Requirements:
In the listing below, pick out lines with "this".

Supplied records:

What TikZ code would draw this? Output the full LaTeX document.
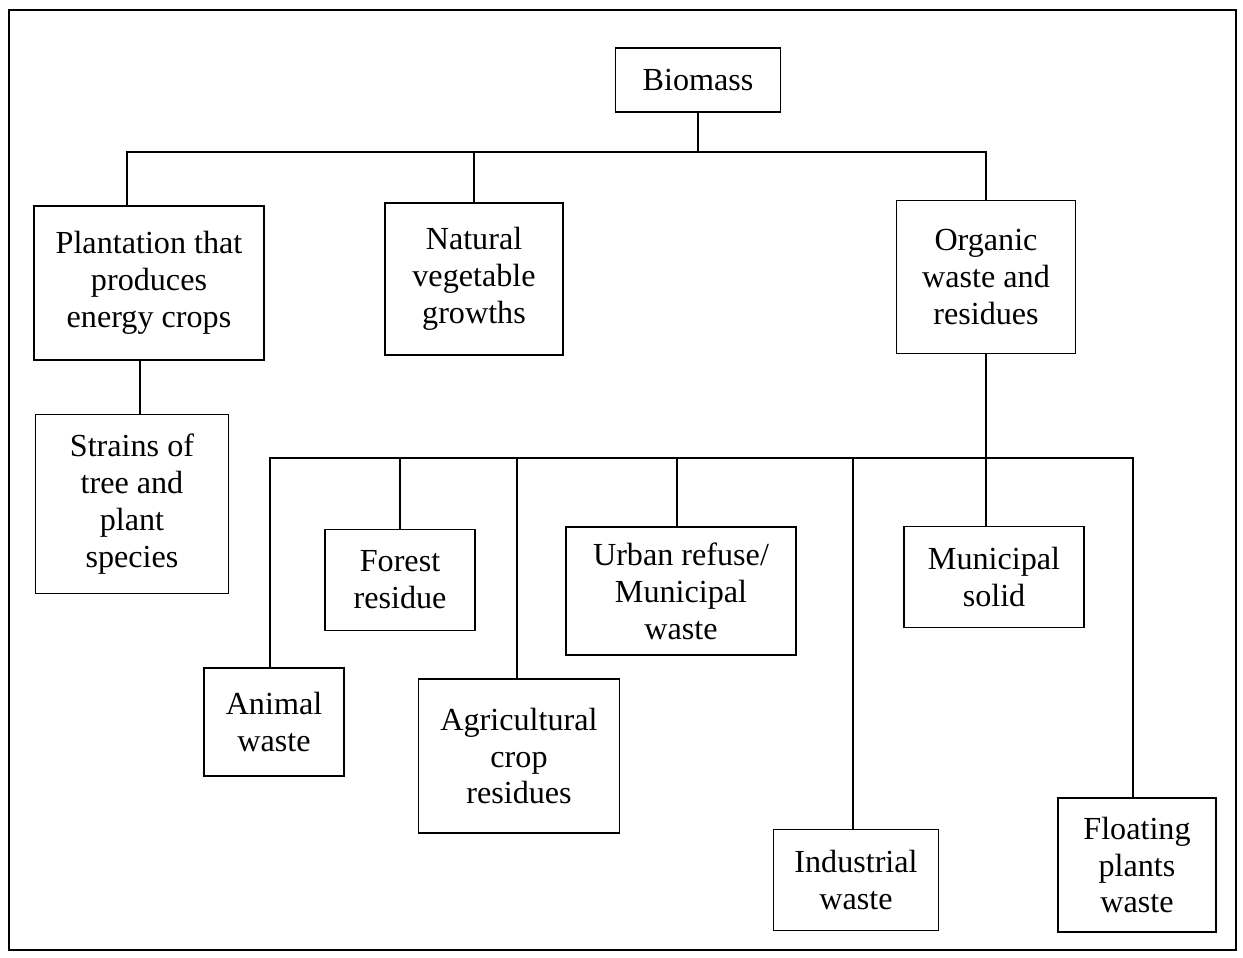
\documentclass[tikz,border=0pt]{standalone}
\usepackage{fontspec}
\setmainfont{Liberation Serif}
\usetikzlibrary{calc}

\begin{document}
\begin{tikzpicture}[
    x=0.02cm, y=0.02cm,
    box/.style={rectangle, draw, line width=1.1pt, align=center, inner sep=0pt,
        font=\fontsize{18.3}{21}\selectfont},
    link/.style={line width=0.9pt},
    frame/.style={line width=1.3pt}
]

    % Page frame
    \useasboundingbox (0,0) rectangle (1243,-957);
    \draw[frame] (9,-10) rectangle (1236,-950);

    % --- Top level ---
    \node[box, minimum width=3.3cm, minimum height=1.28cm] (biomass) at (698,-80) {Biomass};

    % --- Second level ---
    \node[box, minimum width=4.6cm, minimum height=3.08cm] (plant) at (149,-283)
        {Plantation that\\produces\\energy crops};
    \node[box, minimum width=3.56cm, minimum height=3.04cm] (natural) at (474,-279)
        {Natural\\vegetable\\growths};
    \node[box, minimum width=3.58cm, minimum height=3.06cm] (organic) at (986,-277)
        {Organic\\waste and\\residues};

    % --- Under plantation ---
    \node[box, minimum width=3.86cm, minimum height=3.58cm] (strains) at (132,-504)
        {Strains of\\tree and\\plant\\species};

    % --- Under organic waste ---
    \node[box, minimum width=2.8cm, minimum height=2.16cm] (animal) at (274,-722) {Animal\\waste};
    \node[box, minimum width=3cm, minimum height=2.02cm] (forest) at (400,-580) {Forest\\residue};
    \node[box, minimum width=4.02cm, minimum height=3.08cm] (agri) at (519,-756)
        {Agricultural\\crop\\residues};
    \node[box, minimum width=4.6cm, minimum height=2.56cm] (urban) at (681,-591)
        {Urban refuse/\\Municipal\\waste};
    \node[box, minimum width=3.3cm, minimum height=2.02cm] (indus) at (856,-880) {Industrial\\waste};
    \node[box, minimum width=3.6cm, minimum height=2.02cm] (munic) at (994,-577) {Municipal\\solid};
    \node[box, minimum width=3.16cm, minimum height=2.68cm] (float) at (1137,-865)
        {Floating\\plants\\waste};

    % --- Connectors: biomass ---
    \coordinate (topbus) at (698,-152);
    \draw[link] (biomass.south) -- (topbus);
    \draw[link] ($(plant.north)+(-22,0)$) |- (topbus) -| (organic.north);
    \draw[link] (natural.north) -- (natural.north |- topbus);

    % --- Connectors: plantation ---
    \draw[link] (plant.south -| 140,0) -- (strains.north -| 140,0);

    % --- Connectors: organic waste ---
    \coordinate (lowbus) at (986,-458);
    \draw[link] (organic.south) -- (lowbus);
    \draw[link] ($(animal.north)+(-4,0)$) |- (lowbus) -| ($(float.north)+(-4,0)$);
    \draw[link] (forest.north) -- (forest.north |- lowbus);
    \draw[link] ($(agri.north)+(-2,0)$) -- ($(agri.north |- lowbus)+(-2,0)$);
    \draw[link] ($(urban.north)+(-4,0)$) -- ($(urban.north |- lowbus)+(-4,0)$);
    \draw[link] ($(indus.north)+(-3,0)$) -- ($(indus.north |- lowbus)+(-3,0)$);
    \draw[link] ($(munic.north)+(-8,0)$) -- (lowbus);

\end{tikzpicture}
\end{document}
* * *
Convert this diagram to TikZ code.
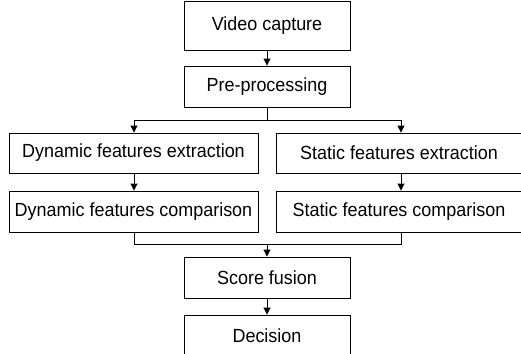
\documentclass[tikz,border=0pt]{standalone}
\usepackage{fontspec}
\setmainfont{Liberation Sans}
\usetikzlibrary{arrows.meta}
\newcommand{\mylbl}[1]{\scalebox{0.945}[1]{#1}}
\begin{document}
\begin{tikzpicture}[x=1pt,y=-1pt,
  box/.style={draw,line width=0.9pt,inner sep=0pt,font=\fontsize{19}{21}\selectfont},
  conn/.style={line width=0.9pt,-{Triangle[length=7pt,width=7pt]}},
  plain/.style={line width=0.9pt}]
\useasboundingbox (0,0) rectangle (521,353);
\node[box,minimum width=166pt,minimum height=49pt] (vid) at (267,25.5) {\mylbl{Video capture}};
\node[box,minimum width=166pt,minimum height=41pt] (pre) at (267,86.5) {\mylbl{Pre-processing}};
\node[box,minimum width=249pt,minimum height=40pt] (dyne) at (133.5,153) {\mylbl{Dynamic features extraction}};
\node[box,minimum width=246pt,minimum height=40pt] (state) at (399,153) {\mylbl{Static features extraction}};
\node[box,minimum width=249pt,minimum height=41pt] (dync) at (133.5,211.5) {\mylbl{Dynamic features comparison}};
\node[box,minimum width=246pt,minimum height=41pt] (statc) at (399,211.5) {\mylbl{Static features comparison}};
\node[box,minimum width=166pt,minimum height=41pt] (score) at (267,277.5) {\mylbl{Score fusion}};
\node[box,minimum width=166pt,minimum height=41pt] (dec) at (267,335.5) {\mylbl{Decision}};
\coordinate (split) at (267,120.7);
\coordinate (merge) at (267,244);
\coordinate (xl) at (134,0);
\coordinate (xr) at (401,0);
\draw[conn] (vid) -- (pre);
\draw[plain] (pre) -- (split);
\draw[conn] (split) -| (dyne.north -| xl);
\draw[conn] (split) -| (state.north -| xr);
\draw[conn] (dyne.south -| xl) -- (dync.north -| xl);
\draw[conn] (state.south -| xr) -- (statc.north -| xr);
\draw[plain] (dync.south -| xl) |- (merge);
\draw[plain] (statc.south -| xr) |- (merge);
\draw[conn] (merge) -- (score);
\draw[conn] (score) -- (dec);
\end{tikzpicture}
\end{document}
--
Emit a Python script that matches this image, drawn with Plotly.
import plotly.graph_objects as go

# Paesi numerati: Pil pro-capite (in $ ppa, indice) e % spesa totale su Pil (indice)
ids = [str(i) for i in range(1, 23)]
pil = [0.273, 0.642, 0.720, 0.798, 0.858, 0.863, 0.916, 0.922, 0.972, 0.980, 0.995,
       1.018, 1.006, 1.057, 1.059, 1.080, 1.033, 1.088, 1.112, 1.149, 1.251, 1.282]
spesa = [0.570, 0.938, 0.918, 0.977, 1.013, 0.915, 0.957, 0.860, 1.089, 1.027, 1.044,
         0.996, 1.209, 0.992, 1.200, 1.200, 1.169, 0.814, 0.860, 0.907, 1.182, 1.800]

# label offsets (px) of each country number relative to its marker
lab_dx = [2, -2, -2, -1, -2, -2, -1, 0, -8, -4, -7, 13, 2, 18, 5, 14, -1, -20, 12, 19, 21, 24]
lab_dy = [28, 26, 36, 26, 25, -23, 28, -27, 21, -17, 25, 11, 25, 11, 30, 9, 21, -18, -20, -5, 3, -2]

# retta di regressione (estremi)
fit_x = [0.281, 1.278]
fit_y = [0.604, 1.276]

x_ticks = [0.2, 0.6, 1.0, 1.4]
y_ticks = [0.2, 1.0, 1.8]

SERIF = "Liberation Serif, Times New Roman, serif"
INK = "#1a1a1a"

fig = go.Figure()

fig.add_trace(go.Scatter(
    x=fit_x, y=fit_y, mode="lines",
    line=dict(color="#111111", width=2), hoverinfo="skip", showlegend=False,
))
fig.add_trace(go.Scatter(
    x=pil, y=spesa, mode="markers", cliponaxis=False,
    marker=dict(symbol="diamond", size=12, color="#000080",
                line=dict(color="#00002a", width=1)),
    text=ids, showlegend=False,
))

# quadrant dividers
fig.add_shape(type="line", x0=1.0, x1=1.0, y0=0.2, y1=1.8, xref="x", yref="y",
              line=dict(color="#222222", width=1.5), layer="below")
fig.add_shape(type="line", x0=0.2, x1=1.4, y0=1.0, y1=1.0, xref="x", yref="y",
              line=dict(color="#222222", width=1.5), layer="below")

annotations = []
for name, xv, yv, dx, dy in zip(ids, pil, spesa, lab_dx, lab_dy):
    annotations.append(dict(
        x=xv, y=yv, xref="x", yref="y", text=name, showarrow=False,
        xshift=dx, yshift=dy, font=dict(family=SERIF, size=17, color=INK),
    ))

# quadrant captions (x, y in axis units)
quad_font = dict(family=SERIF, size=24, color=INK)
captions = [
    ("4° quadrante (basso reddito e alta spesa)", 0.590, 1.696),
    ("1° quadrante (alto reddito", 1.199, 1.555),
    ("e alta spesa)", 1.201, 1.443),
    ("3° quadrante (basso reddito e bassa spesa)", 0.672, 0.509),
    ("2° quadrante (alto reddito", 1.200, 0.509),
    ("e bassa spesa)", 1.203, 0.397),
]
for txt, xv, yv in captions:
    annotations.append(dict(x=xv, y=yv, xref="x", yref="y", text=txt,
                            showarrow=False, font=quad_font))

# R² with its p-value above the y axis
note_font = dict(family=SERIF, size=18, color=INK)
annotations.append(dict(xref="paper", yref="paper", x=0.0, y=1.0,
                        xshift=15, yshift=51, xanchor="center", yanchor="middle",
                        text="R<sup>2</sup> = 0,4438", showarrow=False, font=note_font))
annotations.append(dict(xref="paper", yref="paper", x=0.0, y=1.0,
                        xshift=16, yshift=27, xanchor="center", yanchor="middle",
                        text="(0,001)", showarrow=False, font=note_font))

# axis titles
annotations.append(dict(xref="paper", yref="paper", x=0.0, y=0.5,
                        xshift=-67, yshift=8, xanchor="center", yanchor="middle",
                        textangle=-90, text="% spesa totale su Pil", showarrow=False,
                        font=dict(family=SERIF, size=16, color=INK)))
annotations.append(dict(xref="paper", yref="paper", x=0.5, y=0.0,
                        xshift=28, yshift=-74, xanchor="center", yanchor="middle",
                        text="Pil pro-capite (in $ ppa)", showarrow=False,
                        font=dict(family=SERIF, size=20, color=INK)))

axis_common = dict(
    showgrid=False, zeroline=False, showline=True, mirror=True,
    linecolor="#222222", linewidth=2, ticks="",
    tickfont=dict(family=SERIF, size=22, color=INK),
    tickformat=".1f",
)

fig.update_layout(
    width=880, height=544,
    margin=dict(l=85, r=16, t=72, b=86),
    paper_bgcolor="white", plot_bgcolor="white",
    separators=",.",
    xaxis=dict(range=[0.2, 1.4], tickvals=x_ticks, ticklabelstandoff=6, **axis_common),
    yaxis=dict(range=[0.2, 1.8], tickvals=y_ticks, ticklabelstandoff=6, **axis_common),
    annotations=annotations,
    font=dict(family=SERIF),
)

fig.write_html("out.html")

Full solution:
What TikZ code would draw this? Output the full LaTeX document.
Convert this diagram to TikZ code.
Emit a Python script that matches this image, drawn with Plotly.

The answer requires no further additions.